• **YOUR GOAL**:
Of all the lines in the material, how many include the word "this"? Reply with the number alone.

Charts and diagrams as code
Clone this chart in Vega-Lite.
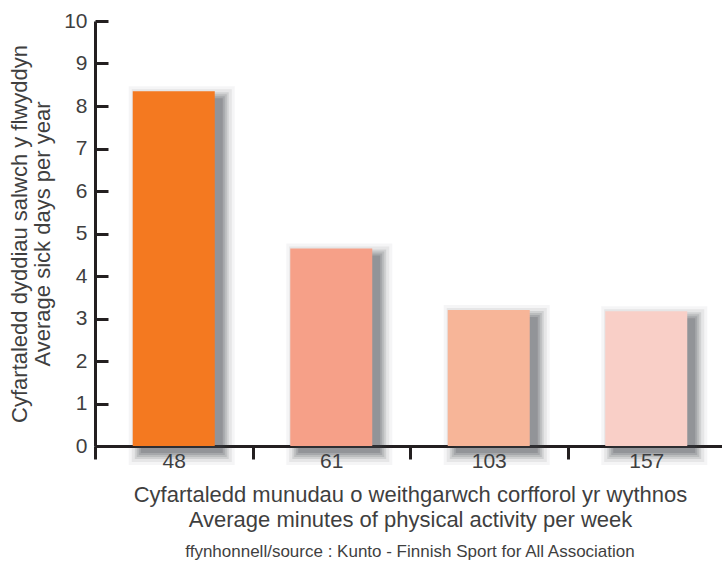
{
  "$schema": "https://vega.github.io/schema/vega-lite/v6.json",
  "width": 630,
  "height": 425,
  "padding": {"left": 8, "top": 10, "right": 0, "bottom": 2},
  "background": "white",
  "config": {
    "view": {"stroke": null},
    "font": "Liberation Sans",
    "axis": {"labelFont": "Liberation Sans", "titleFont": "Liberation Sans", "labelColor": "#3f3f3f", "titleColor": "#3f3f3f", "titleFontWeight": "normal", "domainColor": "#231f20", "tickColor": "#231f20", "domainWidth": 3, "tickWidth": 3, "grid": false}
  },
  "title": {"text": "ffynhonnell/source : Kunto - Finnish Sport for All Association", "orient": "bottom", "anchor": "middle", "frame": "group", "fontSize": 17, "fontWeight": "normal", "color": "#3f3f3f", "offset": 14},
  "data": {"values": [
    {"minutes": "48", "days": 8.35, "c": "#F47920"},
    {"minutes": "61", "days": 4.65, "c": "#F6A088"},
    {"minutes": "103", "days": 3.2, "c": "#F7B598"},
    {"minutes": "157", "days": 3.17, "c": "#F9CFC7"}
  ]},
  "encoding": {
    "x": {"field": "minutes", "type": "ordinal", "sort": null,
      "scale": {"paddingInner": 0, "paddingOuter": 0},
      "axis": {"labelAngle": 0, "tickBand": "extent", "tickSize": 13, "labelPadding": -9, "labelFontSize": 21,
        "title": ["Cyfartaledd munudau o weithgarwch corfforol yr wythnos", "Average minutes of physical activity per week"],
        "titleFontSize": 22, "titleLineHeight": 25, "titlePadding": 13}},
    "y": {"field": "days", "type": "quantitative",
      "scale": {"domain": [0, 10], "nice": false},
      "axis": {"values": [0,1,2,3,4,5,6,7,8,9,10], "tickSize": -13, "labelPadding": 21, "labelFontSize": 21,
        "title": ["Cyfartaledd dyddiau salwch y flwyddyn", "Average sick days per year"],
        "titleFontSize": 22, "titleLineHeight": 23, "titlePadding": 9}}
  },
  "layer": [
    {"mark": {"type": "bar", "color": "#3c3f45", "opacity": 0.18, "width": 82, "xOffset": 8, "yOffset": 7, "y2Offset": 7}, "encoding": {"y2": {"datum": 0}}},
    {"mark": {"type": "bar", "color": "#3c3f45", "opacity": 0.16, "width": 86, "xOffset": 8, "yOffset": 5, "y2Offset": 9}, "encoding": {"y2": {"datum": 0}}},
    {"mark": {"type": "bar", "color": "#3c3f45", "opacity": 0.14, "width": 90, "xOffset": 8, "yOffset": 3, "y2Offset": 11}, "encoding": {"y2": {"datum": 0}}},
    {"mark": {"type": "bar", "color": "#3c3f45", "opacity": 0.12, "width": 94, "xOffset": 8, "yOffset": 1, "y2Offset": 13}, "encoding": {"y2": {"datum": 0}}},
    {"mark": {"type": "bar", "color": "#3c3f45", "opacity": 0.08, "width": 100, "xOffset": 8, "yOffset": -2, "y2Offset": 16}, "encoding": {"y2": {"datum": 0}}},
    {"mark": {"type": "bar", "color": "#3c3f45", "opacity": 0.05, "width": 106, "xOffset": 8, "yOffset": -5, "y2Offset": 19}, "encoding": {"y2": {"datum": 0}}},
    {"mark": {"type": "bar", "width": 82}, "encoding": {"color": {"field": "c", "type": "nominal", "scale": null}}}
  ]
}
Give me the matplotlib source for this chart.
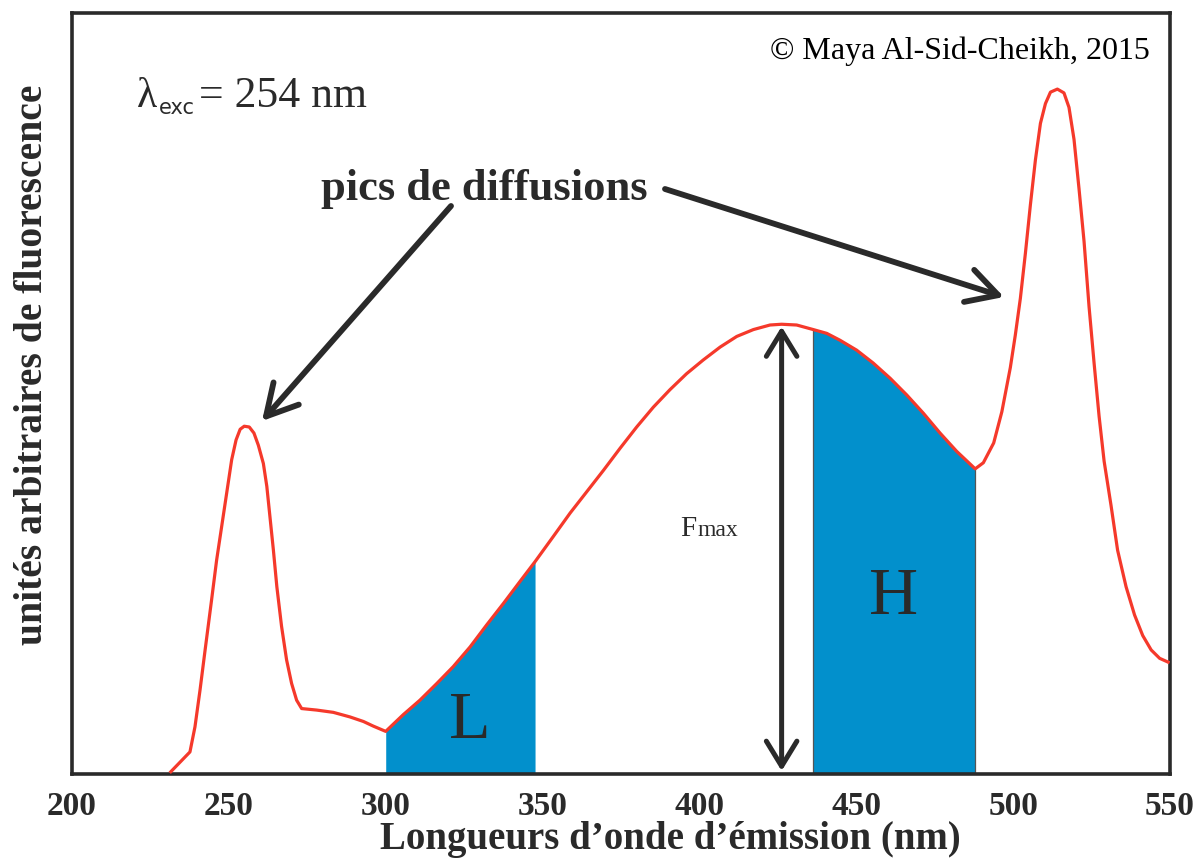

• **RESPONSE TO THE TASK**:
2